Let's compile Quake like it's 1997

fabiensanglard.net

111 points by goranmoomin 11 hours ago


kristopolous - 6 hours ago

"VC++6 is remarkably powerful for 1996. It has features such as "Go to definition", breakpoints, stacktrace, and variable inspections (but no Intellisense auto-completion yet). I never used it but it must have felt like a dream at the time."

And here we are, in a generation of people writing blogs that never used VS6. I am now officially old.

I was still using VS6 as late as 2009 btw...also it's from 1998. If you made a list of Microsoft bangers it's in the top 5 with probably windbg, quickbasic and windows 3.11.

ggambetta - 3 hours ago

The whole thing compiles with 2 warnings. Incredible codebase. John Carmack definitely was/is on a different level.

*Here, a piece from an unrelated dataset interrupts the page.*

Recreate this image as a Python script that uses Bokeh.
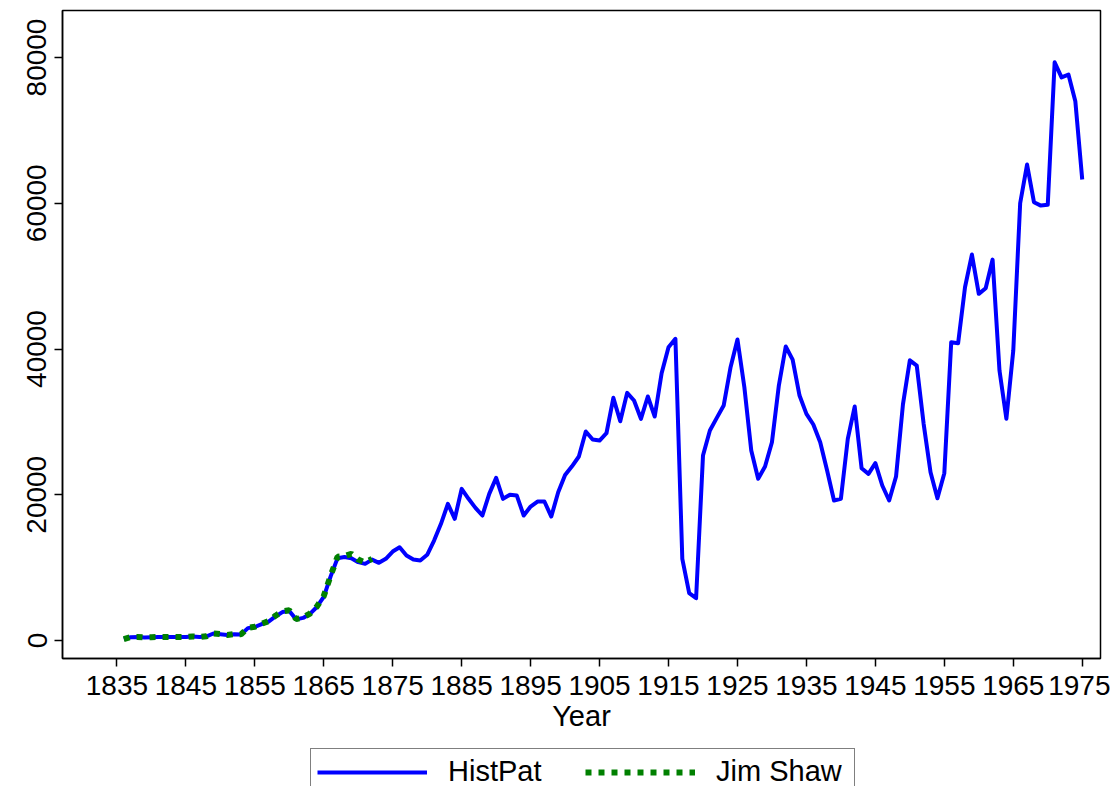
from bokeh.plotting import figure
from bokeh.layouts import column
from bokeh.models import Range1d, Legend, LegendItem, FixedTicker
from bokeh.embed import file_html
from bokeh.resources import INLINE

years_histpat = list(range(1836, 1976))
histpat = [
    200, 450, 480, 420, 450, 470, 470, 480, 470, 470,          # 1836-1845
    550, 480, 560, 960, 850, 740, 850, 830, 1700, 1850,        # 1846-1855
    2250, 2600, 3300, 3900, 4050, 2900, 3100, 3650, 4600, 6000,  # 1856-1865
    8800, 11300, 11450, 11300, 10750, 10520, 11100, 10660, 11210, 12210,  # 1866-1875
    12800, 11660, 11110, 10980, 11760, 13720, 16010, 18750, 16700, 20810,  # 1876-1885
    19440, 18200, 17150, 20120, 22320, 19440, 19990, 19890, 17150, 18380,  # 1886-1895
    19070, 19070, 17010, 20350, 22700, 23900, 25250, 28680, 27580, 27440,  # 1896-1905
    28440, 33300, 30090, 33980, 32930, 30420, 33480, 30730, 36670, 40240,  # 1906-1915
    41400, 11200, 6490, 5800, 25380, 28810, 30550, 32240, 37500, 41300,    # 1916-1925
    34750, 26070, 22190, 23870, 27210, 34980, 40340, 38550, 33610, 31100,  # 1926-1935
    29640, 27210, 23320, 19210, 19440, 27670, 32100, 23640, 22870, 24330,  # 1936-1945
    21270, 19210, 22500, 32400, 38450, 37730, 29730, 23090, 19520, 22960,  # 1946-1955
    40930, 40790, 48470, 52960, 47570, 48330, 52270, 37040, 30420, 39790,  # 1956-1965
    60000, 65310, 60140, 59680, 59780, 79340, 77280, 77660, 74000, 63260,  # 1966-1975
]

years_shaw = list(range(1836, 1873))
shaw = [
    200, 460, 490, 430, 460, 480, 480, 490, 480, 480,
    560, 490, 580, 980, 880, 760, 880, 850, 1750, 1880,
    2300, 2650, 3400, 4000, 4150, 2950, 3150, 3700, 4650, 6100,
    8900, 11500, 11600, 11900, 11100, 10700, 11200,
]

x_ticks = list(range(1835, 1976, 10))
y_ticks = [0, 20000, 40000, 60000, 80000]
series_names = ["HistPat", "Jim Shaw"]

FONT = "Liberation Sans"
BLUE = "#0000ff"
GREEN = "#008000"
W = 1110

p = figure(width=W, height=744, output_backend="svg", toolbar_location=None,
           x_range=Range1d(1827.11, 1977.65), y_range=Range1d(-2470, 86450),
           min_border_left=62, min_border_right=10, min_border_top=10,
           min_border_bottom=86)
p.grid.visible = False
p.outline_line_color = "black"
p.outline_line_width = 1.5
p.background_fill_color = "white"
p.border_fill_color = "white"

p.line(years_histpat, histpat, line_color=BLUE, line_width=4, line_join="round")
p.line(years_shaw, shaw, line_color=GREEN, line_width=6, line_dash="6 7")

for ax in (p.xaxis[0], p.yaxis[0]):
    ax.axis_line_color = "black"
    ax.axis_line_width = 1.5
    ax.major_tick_line_color = "black"
    ax.major_tick_line_width = 1.5
    ax.major_tick_out = 8
    ax.major_tick_in = 0
    ax.minor_tick_line_color = None
    ax.major_label_text_font = FONT
    ax.major_label_text_color = "black"
    ax.axis_label_text_font = FONT
    ax.axis_label_text_font_style = "normal"
    ax.axis_label_text_color = "black"

p.xaxis.major_label_text_font_size = "28px"
p.xaxis.axis_label_text_font_size = "29px"
p.yaxis.major_label_text_font_size = "28px"
p.xaxis.ticker = FixedTicker(ticks=x_ticks)
p.yaxis.ticker = FixedTicker(ticks=y_ticks)
p.xaxis.axis_label = "Year"
p.xaxis.major_label_standoff = 9
p.xaxis.axis_label_standoff = 2
p.yaxis.major_label_orientation = "vertical"
p.yaxis.major_label_standoff = 8

# legend strip below the chart (box runs past the bottom edge, as in the reference)
q = figure(width=W, height=42, output_backend="svg", toolbar_location=None,
           x_range=Range1d(0, 1), y_range=Range1d(0, 1),
           min_border_left=62, min_border_right=10, min_border_top=0,
           min_border_bottom=0)
q.axis.visible = False
q.grid.visible = False
q.outline_line_color = None
q.border_fill_color = "white"
q.background_fill_color = "white"
# same series drawn far outside this strip's ranges; only their legend glyphs show
l1 = q.line(years_histpat, histpat, line_color=BLUE, line_width=4)
l2 = q.line(years_shaw, shaw, line_color=GREEN, line_width=6, line_dash="6 7")

legend = Legend(items=[LegendItem(label=series_names[0], renderers=[l1]),
                       LegendItem(label=series_names[1], renderers=[l2])],
                orientation="horizontal", location=(248, -9))
legend.label_text_font = FONT
legend.label_text_font_size = "29px"
legend.label_text_color = "black"
legend.glyph_width = 110
legend.glyph_height = 30
legend.label_height = 30
legend.label_width = 132
legend.label_standoff = 21
legend.spacing = 5
legend.padding = 6
legend.margin = 0
legend.border_line_color = "black"
legend.border_line_width = 1.5
legend.background_fill_color = "white"
legend.background_fill_alpha = 1.0
q.add_layout(legend, "center")

layout = column(p, q, spacing=0)
open("out.html", "w").write(file_html(layout, INLINE))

Back when I was making videogames I followed a similar philosophy. No warnings (but in an orders-of-magnitude smaller and less complex codebase). Crash on failed asserts, used liberally, in debug builds. Not sure why but it seems that gamedev doesn't do this kind of rigorous engineering in general (or at least it didn't back then -- and admittedly I never worked in a big studio).

kleiba2 - 4 hours ago

> Go back and run setupsp5.exe. This time it will work. By now it should feel like you are following the solution of Monkey Island. Nothing makes sense. We are definitely deeeep into the 90s.

Gold.

jbverschoor - 2 hours ago

Man, I love the Visual C++ and Visual J++ interface so much. It was so fast and super clear.

elpocko - 5 hours ago

VC++ 6 was awesome, I wouldn't have a career if I didn't have pirated copies of VC++ 6 and Borland Delphi. And look at how clean and crisp it all looks. Every pixel has a purpose.